Source material:
-=-=-

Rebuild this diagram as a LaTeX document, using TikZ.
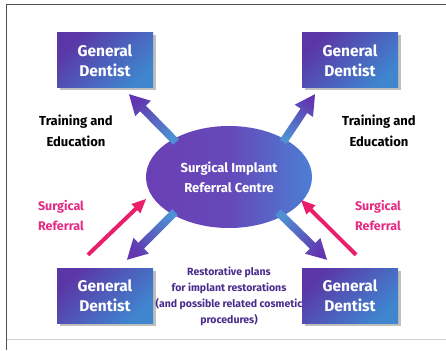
\documentclass[tikz,border=0pt]{standalone}
\usepackage{fontspec}
\setmainfont{Fira Sans}
\usetikzlibrary{calc,shadows,shapes.geometric}
\definecolor{boxpurple}{HTML}{5B36A6}
\definecolor{boxblue}{HTML}{3F86CF}
\definecolor{ellpurple}{HTML}{6A3FB5}
\definecolor{ellblue}{HTML}{4C7FD4}
\definecolor{arrblue}{HTML}{4E90D2}
\definecolor{arrpurple}{HTML}{6236B0}
\definecolor{pinkarrow}{HTML}{EA1F6C}
\definecolor{pinktext}{HTML}{E42A82}
\definecolor{purpletext}{HTML}{4A2B8C}
\definecolor{frameline}{HTML}{505050}
\definecolor{framelight}{HTML}{D0D0D0}
\newcommand\fatarrow[7]{%
  \pgfmathanglebetweenpoints{\pgfpointanchor{#1}{center}}{\pgfpointanchor{#2}{center}}%
  \pgfmathsetmacro\arrshang{\pgfmathresult-90}%
  \shade[bottom color=#3, top color=#4, shading angle=\arrshang]
    ($(#1)!#5!90:(#2)$) -- ($(#2)!#7!(#1)!#5!90:(#2)$) -- ($(#2)!#7!(#1)!#6!90:(#2)$)
    -- (#2) -- ($(#2)!#7!(#1)!#6!-90:(#2)$) -- ($(#2)!#7!(#1)!#5!-90:(#2)$)
    -- ($(#1)!#5!-90:(#2)$) -- cycle;}
\begin{document}
\begin{tikzpicture}[x=1pt,y=-1pt,
  dentist/.style={rectangle, minimum width=96pt, minimum height=55pt, inner sep=0pt,
    top color=boxpurple, bottom color=boxblue, shading angle=45,
    drop shadow={shadow xshift=2.5pt, shadow yshift=-2.5pt, fill=black, opacity=0.25},
    text=white, align=center, font=\fontsize{15.5}{20}\selectfont\bfseries},
  centre/.style={ellipse, minimum width=166pt, minimum height=102pt, inner sep=0pt,
    left color=ellpurple, right color=ellblue, middle color=ellpurple!85!ellblue,
    text=white, align=center, font=\fontsize{13}{20}\selectfont\bfseries},
  training/.style={align=center, text=black, font=\fontsize{13}{21}\selectfont\bfseries},
  referral/.style={align=center, text=pinktext, font=\fontsize{12.5}{20}\selectfont\bfseries},
  restore/.style={align=center, text=purpletext, font=\fontsize{10.5}{16}\selectfont\bfseries}]
\useasboundingbox (0,0) rectangle (446,350);
\fill[white] (0,0) rectangle (446,350);
% frame
\draw[framelight, line width=1pt] (6,339) -- (446,339);
\draw[frameline, line width=1.5pt] (6.5,350) -- (6.5,4.5) -- (446,4.5);
% texts
\node[training] (trL) at (76,131) {Training and\\Education};
\node[training] (trR) at (379,131) {Training and\\Education};
\node[referral] (refL) at (61,216) {Surgical\\Referral};
\node[referral] (refR) at (378,216) {Surgical\\Referral};
\node[restore] (rest) at (229,296) {Restorative plans\\for implant restorations\\(and possible related cosmetic\\procedures)};
% nodes
\node[dentist] (tl) at (105,60.5) {General\\Dentist};
\node[dentist] (tr) at (350,60.5) {General\\Dentist};
\node[dentist] (bl) at (105,295.5) {General\\Dentist};
\node[dentist] (br) at (350,295.5) {General\\Dentist};
\node[centre] (src) at (229,177) {Surgical Implant\\Referral Centre};
% arrow end points
\coordinate (tlTail) at ($(src.center)+(-53,-35)$);
\coordinate (tlTip) at ($(tl.south)+(24,6)$);
\coordinate (trTail) at ($(src.center)+(54,-35)$);
\coordinate (trTip) at ($(tr.south)+(-35,6)$);
\coordinate (blTail) at ($(src.center)+(-54,35)$);
\coordinate (blTip) at ($(bl.north)+(22,-8)$);
\coordinate (brTail) at ($(src.center)+(49,35)$);
\coordinate (brTip) at ($(br.north)+(-23,-8)$);
\coordinate (plTail) at ($(bl.north)+(-17,-13)$);
\coordinate (plTip) at ($(src.center)+(-83,22)$);
\coordinate (prTail) at ($(br.north)+(6,-13)$);
\coordinate (prTip) at ($(src.center)+(72,23)$);
% arrows
\fatarrow{tlTail}{tlTip}{arrblue}{arrpurple}{4pt}{11pt}{20pt}
\fatarrow{trTail}{trTip}{arrblue}{arrpurple}{4pt}{11pt}{20pt}
\fatarrow{blTail}{blTip}{arrblue}{arrpurple}{4pt}{11pt}{20pt}
\fatarrow{brTail}{brTip}{arrblue}{arrpurple}{4pt}{11pt}{20pt}
\fatarrow{plTail}{plTip}{pinkarrow}{pinkarrow}{2pt}{6.5pt}{14pt}
\fatarrow{prTail}{prTip}{pinkarrow}{pinkarrow}{2pt}{6.5pt}{14pt}
\end{tikzpicture}
\end{document}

-=-=-

Quote the material exactly. Pictures stay out.

Rebuild this diagram as a LaTeX document, using TikZ.
\documentclass[tikz,border=0pt]{standalone}
\usepackage{fontspec}
\setmainfont{Fira Sans}
\usetikzlibrary{calc,shadows,shapes.geometric}
\definecolor{boxpurple}{HTML}{5B36A6}
\definecolor{boxblue}{HTML}{3F86CF}
\definecolor{ellpurple}{HTML}{6A3FB5}
\definecolor{ellblue}{HTML}{4C7FD4}
\definecolor{arrblue}{HTML}{4E90D2}
\definecolor{arrpurple}{HTML}{6236B0}
\definecolor{pinkarrow}{HTML}{EA1F6C}
\definecolor{pinktext}{HTML}{E42A82}
\definecolor{purpletext}{HTML}{4A2B8C}
\definecolor{frameline}{HTML}{505050}
\definecolor{framelight}{HTML}{D0D0D0}
\newcommand\fatarrow[7]{%
  \pgfmathanglebetweenpoints{\pgfpointanchor{#1}{center}}{\pgfpointanchor{#2}{center}}%
  \pgfmathsetmacro\arrshang{\pgfmathresult-90}%
  \shade[bottom color=#3, top color=#4, shading angle=\arrshang]
    ($(#1)!#5!90:(#2)$) -- ($(#2)!#7!(#1)!#5!90:(#2)$) -- ($(#2)!#7!(#1)!#6!90:(#2)$)
    -- (#2) -- ($(#2)!#7!(#1)!#6!-90:(#2)$) -- ($(#2)!#7!(#1)!#5!-90:(#2)$)
    -- ($(#1)!#5!-90:(#2)$) -- cycle;}
\begin{document}
\begin{tikzpicture}[x=1pt,y=-1pt,
  dentist/.style={rectangle, minimum width=96pt, minimum height=55pt, inner sep=0pt,
    top color=boxpurple, bottom color=boxblue, shading angle=45,
    drop shadow={shadow xshift=2.5pt, shadow yshift=-2.5pt, fill=black, opacity=0.25},
    text=white, align=center, font=\fontsize{15.5}{20}\selectfont\bfseries},
  centre/.style={ellipse, minimum width=166pt, minimum height=102pt, inner sep=0pt,
    left color=ellpurple, right color=ellblue, middle color=ellpurple!85!ellblue,
    text=white, align=center, font=\fontsize{13}{20}\selectfont\bfseries},
  training/.style={align=center, text=black, font=\fontsize{13}{21}\selectfont\bfseries},
  referral/.style={align=center, text=pinktext, font=\fontsize{12.5}{20}\selectfont\bfseries},
  restore/.style={align=center, text=purpletext, font=\fontsize{10.5}{16}\selectfont\bfseries}]
\useasboundingbox (0,0) rectangle (446,350);
\fill[white] (0,0) rectangle (446,350);
% frame
\draw[framelight, line width=1pt] (6,339) -- (446,339);
\draw[frameline, line width=1.5pt] (6.5,350) -- (6.5,4.5) -- (446,4.5);
% texts
\node[training] (trL) at (76,131) {Training and\\Education};
\node[training] (trR) at (379,131) {Training and\\Education};
\node[referral] (refL) at (61,216) {Surgical\\Referral};
\node[referral] (refR) at (378,216) {Surgical\\Referral};
\node[restore] (rest) at (229,296) {Restorative plans\\for implant restorations\\(and possible related cosmetic\\procedures)};
% nodes
\node[dentist] (tl) at (105,60.5) {General\\Dentist};
\node[dentist] (tr) at (350,60.5) {General\\Dentist};
\node[dentist] (bl) at (105,295.5) {General\\Dentist};
\node[dentist] (br) at (350,295.5) {General\\Dentist};
\node[centre] (src) at (229,177) {Surgical Implant\\Referral Centre};
% arrow end points
\coordinate (tlTail) at ($(src.center)+(-53,-35)$);
\coordinate (tlTip) at ($(tl.south)+(24,6)$);
\coordinate (trTail) at ($(src.center)+(54,-35)$);
\coordinate (trTip) at ($(tr.south)+(-35,6)$);
\coordinate (blTail) at ($(src.center)+(-54,35)$);
\coordinate (blTip) at ($(bl.north)+(22,-8)$);
\coordinate (brTail) at ($(src.center)+(49,35)$);
\coordinate (brTip) at ($(br.north)+(-23,-8)$);
\coordinate (plTail) at ($(bl.north)+(-17,-13)$);
\coordinate (plTip) at ($(src.center)+(-83,22)$);
\coordinate (prTail) at ($(br.north)+(6,-13)$);
\coordinate (prTip) at ($(src.center)+(72,23)$);
% arrows
\fatarrow{tlTail}{tlTip}{arrblue}{arrpurple}{4pt}{11pt}{20pt}
\fatarrow{trTail}{trTip}{arrblue}{arrpurple}{4pt}{11pt}{20pt}
\fatarrow{blTail}{blTip}{arrblue}{arrpurple}{4pt}{11pt}{20pt}
\fatarrow{brTail}{brTip}{arrblue}{arrpurple}{4pt}{11pt}{20pt}
\fatarrow{plTail}{plTip}{pinkarrow}{pinkarrow}{2pt}{6.5pt}{14pt}
\fatarrow{prTail}{prTip}{pinkarrow}{pinkarrow}{2pt}{6.5pt}{14pt}
\end{tikzpicture}
\end{document}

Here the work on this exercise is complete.